DIRECTION » Skip all pictures. Write out the data below from its first line through the line that contains "const seriesColors = ['rgb(238,0,0)', 'rgb(0,0,232)'];".

PROVIDED MATERIAL »
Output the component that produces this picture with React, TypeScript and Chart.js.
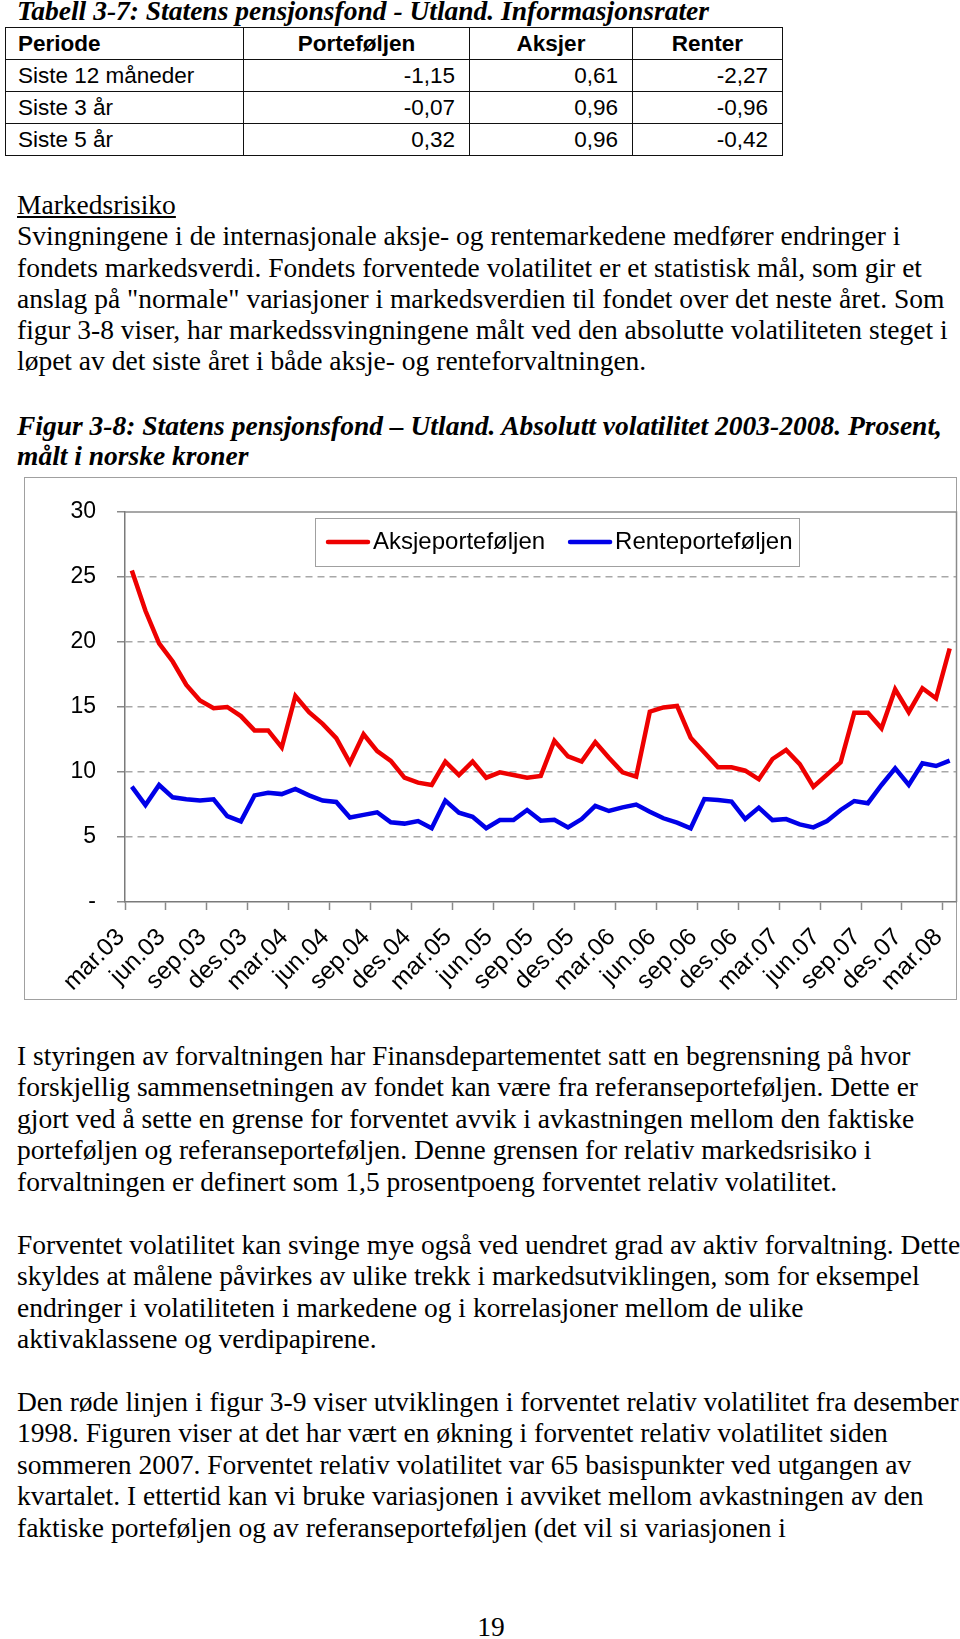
import React, { useEffect, useRef } from 'react';
import { Chart, registerables } from 'chart.js';

Chart.register(...registerables);

const months = [
  'mar.03', 'apr.03', 'mai.03', 'jun.03', 'jul.03', 'aug.03', 'sep.03', 'okt.03', 'nov.03', 'des.03',
  'jan.04', 'feb.04', 'mar.04', 'apr.04', 'mai.04', 'jun.04', 'jul.04', 'aug.04', 'sep.04', 'okt.04', 'nov.04', 'des.04',
  'jan.05', 'feb.05', 'mar.05', 'apr.05', 'mai.05', 'jun.05', 'jul.05', 'aug.05', 'sep.05', 'okt.05', 'nov.05', 'des.05',
  'jan.06', 'feb.06', 'mar.06', 'apr.06', 'mai.06', 'jun.06', 'jul.06', 'aug.06', 'sep.06', 'okt.06', 'nov.06', 'des.06',
  'jan.07', 'feb.07', 'mar.07', 'apr.07', 'mai.07', 'jun.07', 'jul.07', 'aug.07', 'sep.07', 'okt.07', 'nov.07', 'des.07',
  'jan.08', 'feb.08', 'mar.08',
];

const quarterLabels = [
  'mar.03', 'jun.03', 'sep.03', 'des.03', 'mar.04', 'jun.04', 'sep.04', 'des.04', 'mar.05', 'jun.05', 'sep.05',
  'des.05', 'mar.06', 'jun.06', 'sep.06', 'des.06', 'mar.07', 'jun.07', 'sep.07', 'des.07', 'mar.08',
];

const aksjeporteføljen = [
  25.5, 22.4, 19.9, 18.5, 16.7, 15.5, 14.9, 15.0, 14.3, 13.2,
  13.2, 11.9, 15.85, 14.6, 13.7, 12.6, 10.7, 12.9, 11.6, 10.85,
  9.56, 9.18, 9.0, 10.8, 9.77, 10.8, 9.56, 9.97, 9.77, 9.56,
  9.7, 12.4, 11.2, 10.8, 12.3, 11.1, 9.97, 9.64, 14.64, 14.97,
  15.08, 12.64, 11.5, 10.36, 10.36, 10.1, 9.44, 11.0, 11.7, 10.6,
  8.87, 9.8, 10.74, 14.56, 14.56, 13.36, 16.36, 14.6, 16.44, 15.67,
  19.5,
];

const renteporteføljen = [
  8.87, 7.46, 9.0, 8.05, 7.9, 7.8, 7.9, 6.6, 6.2, 8.2,
  8.4, 8.3, 8.7, 8.2, 7.8, 7.7, 6.5, 6.7, 6.9, 6.13,
  6.03, 6.23, 5.67, 7.8, 6.87, 6.56, 5.67, 6.3, 6.3, 7.08,
  6.26, 6.33, 5.74, 6.38, 7.4, 7.0, 7.28, 7.5, 6.95, 6.44,
  6.1, 5.67, 7.92, 7.85, 7.72, 6.38, 7.26, 6.3, 6.38, 5.97,
  5.74, 6.23, 7.08, 7.77, 7.6, 9.0, 10.28, 9.0, 10.67, 10.46,
  10.87,
];

const seriesNames = ['Aksjeporteføljen', 'Renteporteføljen'];
const seriesColors = ['rgb(238,0,0)', 'rgb(0,0,232)'];

const tableHeader = ['Periode', 'Porteføljen', 'Aksjer', 'Renter'];
const tableRows = [
  ['Siste 12 måneder', '-1,15', '0,61', '-2,27'],
  ['Siste 3 år', '-0,07', '0,96', '-0,96'],
  ['Siste 5 år', '0,32', '0,96', '-0,42'],
];

const para1 = [
  'Svingningene i de internasjonale aksje- og rentemarkedene medfører endringer i',
  'fondets markedsverdi. Fondets forventede volatilitet er et statistisk mål, som gir et',
  'anslag på "normale" variasjoner i markedsverdien til fondet over det neste året. Som',
  'figur 3-8 viser, har markedssvingningene målt ved den absolutte volatiliteten steget i',
  'løpet av det siste året i både aksje- og renteforvaltningen.',
];

const caption = [
  'Figur 3-8: Statens pensjonsfond – Utland. Absolutt volatilitet 2003-2008. Prosent,',
  'målt i norske kroner',
];

const para2 = [
  'I styringen av forvaltningen har Finansdepartementet satt en begrensning på hvor',
  'forskjellig sammensetningen av fondet kan være fra referanseporteføljen. Dette er',
  'gjort ved å sette en grense for forventet avvik i avkastningen mellom den faktiske',
  'porteføljen og referanseporteføljen. Denne grensen for relativ markedsrisiko i',
  'forvaltningen er definert som 1,5 prosentpoeng forventet relativ volatilitet.',
  '',
  'Forventet volatilitet kan svinge mye også ved uendret grad av aktiv forvaltning. Dette',
  'skyldes at målene påvirkes av ulike trekk i markedsutviklingen, som for eksempel',
  'endringer i volatiliteten i markedene og i korrelasjoner mellom de ulike',
  'aktivaklassene og verdipapirene.',
  '',
  'Den røde linjen i figur 3-9 viser utviklingen i forventet relativ volatilitet fra desember',
  '1998. Figuren viser at det har vært en økning i forventet relativ volatilitet siden',
  'sommeren 2007. Forventet relativ volatilitet var 65 basispunkter ved utgangen av',
  'kvartalet. I ettertid kan vi bruke variasjonen i avviket mellom avkastningen av den',
  'faktiske porteføljen og av referanseporteføljen (det vil si variasjonen i',
];

const serif = '"Liberation Serif", "Times New Roman", serif';
const sans = '"Liberation Sans", Arial, sans-serif';

function Lines(props: { top: number; left: number; lh: number; size: number; lines: string[]; style?: React.CSSProperties }) {
  return (
    <div
      style={{
        position: 'absolute',
        top: props.top,
        left: props.left,
        lineHeight: props.lh + 'px',
        fontSize: props.size,
        fontFamily: serif,
        whiteSpace: 'nowrap',
        color: '#000',
        ...(props.style || {}),
      }}
    >
      {props.lines.map((l, i) => (
        <div key={i} style={{ height: props.lh }}>{l === '' ? '\u00a0' : l}</div>
      ))}
    </div>
  );
}

const framePlugin = {
  id: 'frameAndLegend',
  afterDraw(chart: any) {
    const { ctx, chartArea } = chart;
    ctx.save();
    ctx.strokeStyle = '#8a8a8a';
    ctx.lineWidth = 1.5;
    ctx.beginPath();
    ctx.moveTo(chartArea.left, chartArea.top);
    ctx.lineTo(chartArea.right, chartArea.top);
    ctx.lineTo(chartArea.right, chartArea.bottom);
    ctx.stroke();

    // legend box
    const bx = 291, by = 41, bw = 484, bh = 48;
    ctx.fillStyle = '#fff';
    ctx.fillRect(bx, by, bw, bh);
    ctx.strokeStyle = '#a0a0a0';
    ctx.lineWidth = 1;
    ctx.strokeRect(bx + 0.5, by + 0.5, bw, bh);
    ctx.font = '24px ' + sans;
    ctx.textBaseline = 'middle';
    ctx.textAlign = 'left';
    let x = bx + 13;
    const y = by + 24;
    chart.data.datasets.forEach((ds: any) => {
      ctx.strokeStyle = ds.borderColor;
      ctx.lineWidth = 4.5;
      ctx.lineCap = 'round';
      ctx.beginPath();
      ctx.moveTo(x, y);
      ctx.lineTo(x + 40, y);
      ctx.stroke();
      x += 45;
      ctx.fillStyle = '#000';
      ctx.fillText(ds.label, x, y);
      x += ctx.measureText(ds.label).width + 25;
    });
    ctx.restore();
  },
};

function VolChart() {
  const ref = useRef<HTMLCanvasElement | null>(null);
  useEffect(() => {
    if (!ref.current) return;
    const chart = new Chart(ref.current, {
      type: 'line',
      data: {
        labels: months,
        datasets: [
          {
            label: seriesNames[0],
            data: aksjeporteføljen,
            borderColor: seriesColors[0],
            backgroundColor: seriesColors[0],
            borderWidth: 4.5,
            pointRadius: 0,
            tension: 0,
          },
          {
            label: seriesNames[1],
            data: renteporteføljen,
            borderColor: seriesColors[1],
            backgroundColor: seriesColors[1],
            borderWidth: 4.5,
            pointRadius: 0,
            tension: 0,
          },
        ],
      },
      options: {
        animation: false,
        responsive: false,
        maintainAspectRatio: false,
        layout: { padding: { top: 35, right: 1.5, left: 0, bottom: 0 } },
        plugins: { legend: { display: false }, tooltip: { enabled: false } },
        scales: {
          x: {
            type: 'category',
            offset: true,
            grid: {
              offset: true,
              drawOnChartArea: false,
              drawTicks: true,
              tickLength: 8,
              tickWidth: 1.5,
              tickColor: (c: any) => (c.index % 3 === 0 ? '#8a8a8a' : 'rgba(0,0,0,0)'),
            },
            border: { display: true, color: '#7a7a7a', width: 1.5 },
            ticks: {
              autoSkip: false,
              minRotation: 45,
              maxRotation: 45,
              padding: 13,
              labelOffset: -11,
              color: '#000',
              font: { family: sans, size: 24.5 },
              callback: (_v: any, i: number) => (i % 3 === 0 ? quarterLabels[i / 3] : ''),
            },
            afterFit: (s: any) => {
              s.height = 98;
              s.paddingLeft = 0;
              s.paddingRight = 0;
            },
          },
          y: {
            min: 0,
            max: 30,
            ticks: {
              stepSize: 5,
              padding: 21,
              color: '#000',
              font: { family: sans, size: 23 },
              callback: (v: any) => (v === 0 ? '-' : String(v)),
            },
            grid: {
              color: (c: any) => (c.tick && (c.tick.value === 0 || c.tick.value === 30) ? 'rgba(0,0,0,0)' : '#a8a8a8'),
              lineWidth: 1.5,
              tickLength: 8,
              tickColor: '#8a8a8a',
              tickBorderDash: [1, 0],
            },
            border: { display: true, color: '#7a7a7a', width: 1.5, dash: [7, 5] },
            afterFit: (s: any) => {
              s.width = 101;
              s.paddingTop = 0;
              s.paddingBottom = 0;
            },
          },
        },
      },
      plugins: [framePlugin],
    } as any);
    return () => chart.destroy();
  }, []);
  return (
    <div
      style={{
        position: 'absolute',
        left: 24,
        top: 477,
        width: 933,
        height: 523,
        boxSizing: 'border-box',
        border: '1.5px solid #a0a0a0',
      }}
    >
      <canvas ref={ref} width={934} height={523} style={{ position: 'absolute', left: -1.5, top: -1.5, width: 934, height: 523 }} />
    </div>
  );
}

function DataTable() {
  const widths = [238, 226, 163, 150];
  const cell = (i: number, header: boolean): React.CSSProperties => ({
    width: widths[i],
    height: 31,
    padding: 0,
    paddingLeft: i === 0 ? 12 : 0,
    paddingRight: i === 0 ? 0 : 14,
    border: '1.5px solid #111',
    textAlign: i === 0 ? 'left' : header ? 'center' : 'right',
    fontWeight: header ? 'bold' : 'normal',
    verticalAlign: 'middle',
    boxSizing: 'border-box',
  });
  return (
    <table
      style={{
        position: 'absolute',
        left: 5,
        top: 27,
        width: 777,
        borderCollapse: 'collapse',
        tableLayout: 'fixed',
        fontFamily: sans,
        fontSize: 22.5,
        lineHeight: '26px',
        color: '#000',
      }}
    >
      <tbody>
        <tr style={{ height: 32 }}>
          {tableHeader.map((h, i) => (
            <td key={i} style={{ ...cell(i, true), paddingRight: 0, paddingLeft: i === 0 ? 12 : 0 }}>{h}</td>
          ))}
        </tr>
        {tableRows.map((r, ri) => (
          <tr key={ri} style={{ height: 32 }}>
            {r.map((v, i) => (
              <td key={i} style={cell(i, false)}>{v}</td>
            ))}
          </tr>
        ))}
      </tbody>
    </table>
  );
}

export default function App() {
  return (
    <div style={{ position: 'absolute', left: 0, top: 0, width: 960, height: 1639, background: '#fff', overflow: 'hidden' }}>
      <Lines
        top={-5}
        left={17}
        lh={31.5}
        size={27.5}
        lines={['Tabell 3-7: Statens pensjonsfond - Utland. Informasjonsrater']}
        style={{ fontWeight: 'bold', fontStyle: 'italic' }}
      />
      <DataTable />
      <div style={{ position: 'absolute', top: 189, left: 17, lineHeight: '31.3px', fontSize: 27.5, fontFamily: serif, textDecoration: 'underline', whiteSpace: 'nowrap' }}>
        Markedsrisiko
      </div>
      <Lines top={189 + 31.3} left={17} lh={31.3} size={27.5} lines={para1} />
      <Lines top={410.5} left={17} lh={30.5} size={27.5} lines={caption} style={{ fontWeight: 'bold', fontStyle: 'italic' }} />
      <VolChart />
      <Lines top={1040} left={17} lh={31.45} size={27.5} lines={para2} />
      <div style={{ position: 'absolute', top: 1611, left: 461, width: 60, textAlign: 'center', lineHeight: '31.5px', fontSize: 27.5, fontFamily: serif }}>
        19
      </div>
    </div>
  );
}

TASK SOLUTION »
Output the component that produces this picture with React, TypeScript and Chart.js.
import React, { useEffect, useRef } from 'react';
import { Chart, registerables } from 'chart.js';

Chart.register(...registerables);

const months = [
  'mar.03', 'apr.03', 'mai.03', 'jun.03', 'jul.03', 'aug.03', 'sep.03', 'okt.03', 'nov.03', 'des.03',
  'jan.04', 'feb.04', 'mar.04', 'apr.04', 'mai.04', 'jun.04', 'jul.04', 'aug.04', 'sep.04', 'okt.04', 'nov.04', 'des.04',
  'jan.05', 'feb.05', 'mar.05', 'apr.05', 'mai.05', 'jun.05', 'jul.05', 'aug.05', 'sep.05', 'okt.05', 'nov.05', 'des.05',
  'jan.06', 'feb.06', 'mar.06', 'apr.06', 'mai.06', 'jun.06', 'jul.06', 'aug.06', 'sep.06', 'okt.06', 'nov.06', 'des.06',
  'jan.07', 'feb.07', 'mar.07', 'apr.07', 'mai.07', 'jun.07', 'jul.07', 'aug.07', 'sep.07', 'okt.07', 'nov.07', 'des.07',
  'jan.08', 'feb.08', 'mar.08',
];

const quarterLabels = [
  'mar.03', 'jun.03', 'sep.03', 'des.03', 'mar.04', 'jun.04', 'sep.04', 'des.04', 'mar.05', 'jun.05', 'sep.05',
  'des.05', 'mar.06', 'jun.06', 'sep.06', 'des.06', 'mar.07', 'jun.07', 'sep.07', 'des.07', 'mar.08',
];

const aksjeporteføljen = [
  25.5, 22.4, 19.9, 18.5, 16.7, 15.5, 14.9, 15.0, 14.3, 13.2,
  13.2, 11.9, 15.85, 14.6, 13.7, 12.6, 10.7, 12.9, 11.6, 10.85,
  9.56, 9.18, 9.0, 10.8, 9.77, 10.8, 9.56, 9.97, 9.77, 9.56,
  9.7, 12.4, 11.2, 10.8, 12.3, 11.1, 9.97, 9.64, 14.64, 14.97,
  15.08, 12.64, 11.5, 10.36, 10.36, 10.1, 9.44, 11.0, 11.7, 10.6,
  8.87, 9.8, 10.74, 14.56, 14.56, 13.36, 16.36, 14.6, 16.44, 15.67,
  19.5,
];

const renteporteføljen = [
  8.87, 7.46, 9.0, 8.05, 7.9, 7.8, 7.9, 6.6, 6.2, 8.2,
  8.4, 8.3, 8.7, 8.2, 7.8, 7.7, 6.5, 6.7, 6.9, 6.13,
  6.03, 6.23, 5.67, 7.8, 6.87, 6.56, 5.67, 6.3, 6.3, 7.08,
  6.26, 6.33, 5.74, 6.38, 7.4, 7.0, 7.28, 7.5, 6.95, 6.44,
  6.1, 5.67, 7.92, 7.85, 7.72, 6.38, 7.26, 6.3, 6.38, 5.97,
  5.74, 6.23, 7.08, 7.77, 7.6, 9.0, 10.28, 9.0, 10.67, 10.46,
  10.87,
];

const seriesNames = ['Aksjeporteføljen', 'Renteporteføljen'];
const seriesColors = ['rgb(238,0,0)', 'rgb(0,0,232)'];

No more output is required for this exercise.